India logged 190 M&A and private equity transactions worth $10.2 billion in May, down from April's $13.7 billion across 203 deals. Two transactions — Bharti Airtel's stake acquisition and the Rajasthan Royals equity round — accounted for roughly 38% of total monthly volume, according to data compiled by Grant Thornton Bharat and VCCEdge. The concentration signal is clear: mid-market dealflow compressed while trophy assets still cleared.

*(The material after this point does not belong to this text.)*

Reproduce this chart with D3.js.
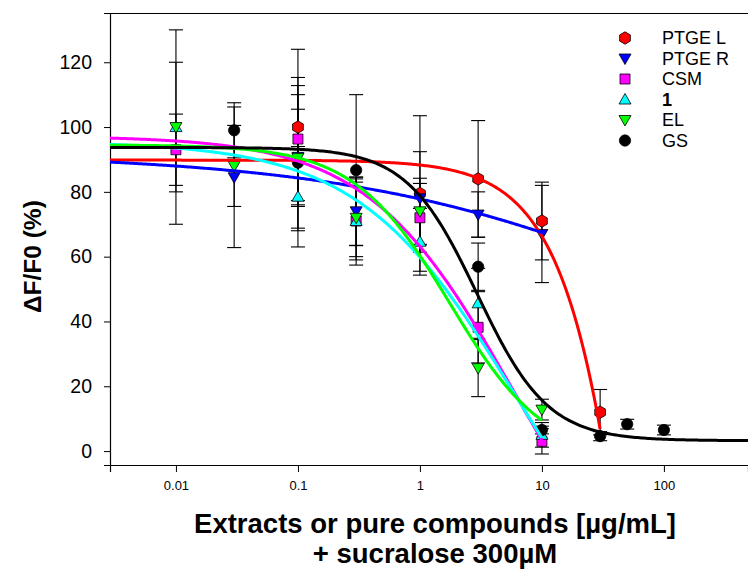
<!DOCTYPE html>
<html>
<head>
<meta charset="utf-8">
<script src="https://cdn.jsdelivr.net/npm/d3@7"></script>
<style>
  body { margin: 0; background: #fff; }
  svg { font-family: "Liberation Sans", Arial, sans-serif; }
</style>
</head>
<body>
<div id="container"></div>
<script>
/* CONSTANTS AND GLOBALS */
const width = 748,
  height = 571,
  margin = { top: 13, bottom: 106, left: 110, right: 0 };

/* DATA */
const seriesNames = ["PTGE L", "PTGE R", "CSM", "1", "EL", "GS"];

const concPTGEL = [0.1, 1, 3, 10, 30];
const respPTGEL = [100, 79.5, 84, 71, 12];
const errPTGEL = [24, 24, 18, 12, 7];

const concPTGER = [0.03, 0.1, 0.3, 1, 3, 10];
const respPTGER = [84.5, 90.8, 74, 78, 73, 67];
const errPTGER = [21.7, 22, 10.5, 14.4, 7, 15];

const concCSM = [0.01, 0.1, 0.3, 1, 3, 10];
const respCSM = [93, 96.3, 71, 72, 38.2, 3];
const errCSM = [11, 19, 12, 10.6, 11, 3.9];

const conc1 = [0.01, 0.1, 0.3, 1, 3, 10];
const resp1 = [100, 78.5, 71, 64.6, 45.6, 5];
const err1 = [20, 15.5, 13.6, 10.3, 10.8, 3.8];

const concEL = [0.01, 0.03, 0.1, 0.3, 1, 3, 10];
const respEL = [100, 88, 90.5, 72, 74, 25.6, 12.8];
const errEL = [30, 12.5, 15, 12, 10.2, 8.8, 3.2];

const concGS = [0.03, 0.1, 0.3, 3, 10, 30, 50, 100];
const respGS = [99, 89, 86.7, 56.9, 6.5, 4.6, 8.3, 6.5];
const errGS = [8.5, 21, 23.3, 7.3, 1.2, 1.4, 1.5, 1.5];

// fitted 4-parameter logistic curves: [top, bottom, EC50, hill, last x]
const fitPTGEL = [89.8, -1000, 240, 1.2, 30];
const fitPTGER = [92, 0, 290, 0.3, 10];
const fitCSM = [97.2, -60, 5.84, 0.728, 10];
const fit1 = [95.5, -60, 5.94, 0.68, 10];
const fitEL = [94.5, -3, 1.75, 1.1, 10];
const fitGS = [93.7, 3.2, 2.95, 1.5, 500];

const xTicks = [0.01, 0.1, 1, 10, 100];
const xTickLabels = ["0.01", "0.1", "1", "10", "100"];
const yTicks = [0, 20, 40, 60, 80, 100, 120];

/* SERIES SETUP */
const series = [
  { name: "PTGE L", conc: concPTGEL, resp: respPTGEL, err: errPTGEL, fit: fitPTGEL, color: "#ff0000", symbol: "hex" },
  { name: "PTGE R", conc: concPTGER, resp: respPTGER, err: errPTGER, fit: fitPTGER, color: "#0000ff", symbol: "tridown" },
  { name: "CSM", conc: concCSM, resp: respCSM, err: errCSM, fit: fitCSM, color: "#ff00ff", symbol: "square" },
  { name: "1", conc: conc1, resp: resp1, err: err1, fit: fit1, color: "#00ffff", symbol: "triup" },
  { name: "EL", conc: concEL, resp: respEL, err: errEL, fit: fitEL, color: "#00ff00", symbol: "tridown" },
  { name: "GS", conc: concGS, resp: respGS, err: errGS, fit: fitGS, color: "#000000", symbol: "circle" },
];

const svg = d3.select("#container")
  .append("svg")
  .attr("width", width)
  .attr("height", height);

// SCALES
const xMin = 0.00288, xMax = 489;
const xScale = d3.scaleLog()
  .domain([xMin, xMax])
  .range([margin.left, width - margin.right]);

const yScale = d3.scaleLinear()
  .domain([-4.3, 135.2])
  .range([height - margin.bottom, margin.top]);

// symbol path generator
function symbolPath(type) {
  if (type === "hex") {
    const r = 6.2;
    const pts = d3.range(6).map(i => {
      const a = Math.PI / 6 + i * Math.PI / 3;
      return [r * Math.cos(a), r * Math.sin(a)];
    });
    return "M" + pts.map(p => p.join(",")).join("L") + "Z";
  }
  if (type === "tridown") return "M-6,-4.5L6,-4.5L0,6Z";
  if (type === "triup") return "M-6,4.5L6,4.5L0,-6Z";
  if (type === "square") return "M-5,-5L5,-5L5,5L-5,5Z";
  return d3.symbol(d3.symbolCircle, 100)();
}

// FRAME
const plotTop = margin.top, plotBottom = height - margin.bottom;
svg.append("line")
  .attr("x1", margin.left).attr("x2", width)
  .attr("y1", plotTop + 0.5).attr("y2", plotTop + 0.5)
  .attr("stroke", "black").attr("stroke-width", 1.2);

// AXES
const xAxis = d3.axisBottom(xScale)
  .tickValues(xTicks)
  .tickFormat((d, i) => xTickLabels[i])
  .tickSizeOuter(0)
  .tickSize(7)
  .tickPadding(9);

const gx = svg.append("g")
  .attr("transform", `translate(0,${plotBottom})`)
  .call(xAxis);
gx.select(".domain").attr("stroke-width", 1.2);
gx.selectAll("text").attr("font-size", 13).attr("fill", "black")
  .attr("font-family", "Liberation Sans, Arial, sans-serif");

const yAxis = d3.axisLeft(yScale)
  .tickValues(yTicks)
  .tickSizeOuter(0)
  .tickSize(6)
  .tickPadding(12);

const gy = svg.append("g")
  .attr("transform", `translate(${margin.left},0)`)
  .call(yAxis);
gy.select(".domain").attr("stroke-width", 1.2);
gy.selectAll("text").attr("font-size", 19.5).attr("fill", "black")
  .attr("font-family", "Liberation Sans, Arial, sans-serif");

// AXIS TITLES
svg.append("text")
  .attr("transform", `translate(32,${yScale(60)}) rotate(-90)`)
  .attr("text-anchor", "middle")
  .attr("dominant-baseline", "central")
  .attr("font-size", 24.5)
  .attr("font-weight", "bold")
  .text("ΔF/F0 (%)");

svg.append("text")
  .attr("x", 435).attr("y", 533)
  .attr("text-anchor", "middle")
  .attr("font-size", 27.5)
  .attr("font-weight", "bold")
  .text("Extracts or pure compounds [µg/mL]");

svg.append("text")
  .attr("x", 435).attr("y", 563)
  .attr("text-anchor", "middle")
  .attr("font-size", 27.5)
  .attr("font-weight", "bold")
  .text("+ sucralose 300µM");

// PLOT CONTENT
const plot = svg.append("g");

// error bars
series.forEach(s => {
  const pts = s.conc.map((c, i) => ({ c, y: s.resp[i], e: s.err[i] }));
  const g = plot.append("g");
  g.selectAll("line.v").data(pts).enter().append("line")
    .attr("x1", d => xScale(d.c)).attr("x2", d => xScale(d.c))
    .attr("y1", d => yScale(d.y - d.e)).attr("y2", d => yScale(d.y + d.e))
    .attr("stroke", "black").attr("stroke-width", 1.1);
  ["top", "bot"].forEach(k => {
    g.selectAll("line." + k).data(pts).enter().append("line")
      .attr("x1", d => xScale(d.c) - 7).attr("x2", d => xScale(d.c) + 7)
      .attr("y1", d => yScale(k === "top" ? d.y + d.e : d.y - d.e))
      .attr("y2", d => yScale(k === "top" ? d.y + d.e : d.y - d.e))
      .attr("stroke", "black").attr("stroke-width", 1.1);
  });
});

// markers
series.forEach(s => {
  plot.append("g").selectAll("path")
    .data(s.conc.map((c, i) => ({ c, y: s.resp[i] })))
    .enter().append("path")
    .attr("d", symbolPath(s.symbol))
    .attr("transform", d => `translate(${xScale(d.c)},${yScale(d.y)})`)
    .attr("fill", s.color)
    .attr("stroke", "black")
    .attr("stroke-width", 0.8);
});

// fitted curves
function logistic(p, x) {
  const [top, bottom, ec50, hill] = p;
  return bottom + (top - bottom) / (1 + Math.pow(x / ec50, hill));
}

const lineGen = d3.line()
  .x(d => xScale(d[0]))
  .y(d => yScale(d[1]));

series.forEach(s => {
  const xEnd = Math.min(s.fit[4], xMax);
  const n = 300;
  const lo = Math.log10(xMin), hi = Math.log10(xEnd);
  const pts = d3.range(n + 1).map(i => {
    const x = Math.pow(10, lo + (hi - lo) * i / n);
    return [x, logistic(s.fit, x)];
  });
  plot.append("path")
    .attr("d", lineGen(pts))
    .attr("fill", "none")
    .attr("stroke", s.color)
    .attr("stroke-width", 3);
});

// LEGEND
const legend = svg.append("g");
series.forEach((s, i) => {
  const ly = 38 + i * 20.5;
  legend.append("path")
    .attr("d", symbolPath(s.symbol))
    .attr("transform", `translate(625,${ly})`)
    .attr("fill", s.color)
    .attr("stroke", "black")
    .attr("stroke-width", 0.8);
  legend.append("text")
    .attr("x", 662).attr("y", ly)
    .attr("dominant-baseline", "central")
    .attr("font-size", 18)
    .attr("font-weight", s.name === "1" ? "bold" : "normal")
    .text(s.name);
});
</script>
</body>
</html>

The May tally represents a 25.5% decline in dollar volume month-over-month, though deal count held relatively stable at a 6.4% drop. Bharti Airtel's $2.1 billion move to acquire a controlling stake in Indus Towers anchored telecom consolidation, while the Rajasthan Royals pulled $1.8 billion in fresh equity from a consortium led by RedBird Capital and existing backers. Strip those two, and the remaining 188 deals averaged $34 million each — a 22% decline from the $43 million average in May 2025. The math points to sponsor fatigue in the $20M-$75M band where Series B and growth equity typically lives.
The thinning matters because India's private capital calendar runs counter-seasonal. Monsoon months — June through September — historically see 18-22% lower transaction counts as corporates defer board approvals and sponsors wait for post-monsoon earnings visibility. May's volume, normally a pre-monsoon peak, suggests allocators already pulled forward into Q1. April's $13.7 billion now looks like an anomaly driven by HDFC Bank's $3.2 billion QIP and Reliance Retail's $2.6 billion pre-IPO round. Without those anchors, May's $10.2 billion is the new run rate until Diwali.
The Dholera semiconductor memorandum — ASML committing lithography tools to Tata's $11 billion fab — adds a forward signal. That project won't transact until H2 2026, but it telegraphs where sovereign and pension capital is rotating: hard infrastructure with 12-18 month build cycles and 7-10 year payback windows. The contrast with May's deal mix is notable. Consumer, fintech, and SaaS — categories that dominated 2024-2025 vintage funds — contributed just 29 of the 190 May deals, down from 41 in May 2025. Allocators are drifting toward assets that survive rate volatility.
Operators should watch Q2 earnings releases in mid-July. If Nifty 500 companies report margin compression beyond 150 bps, sponsors will reprice growth equity by 15-20% and PE exit timelines will extend another 6-9 months. The Tata-ASML announcement also starts the clock on competitive fab commitments — expect at least two more $8B-$12B semiconductor MoUs before September as states bid for central production-linked incentive allocations worth ₹760 billion total.
India's M&A market is now a barbell: $1B+ strategic consolidations that clear regardless of rate environment, and sub-$50M founder secondaries where valuation resets are still working through the system. The middle is missing, and it won't return until someone proves a $200M-$500M exit in this cycle.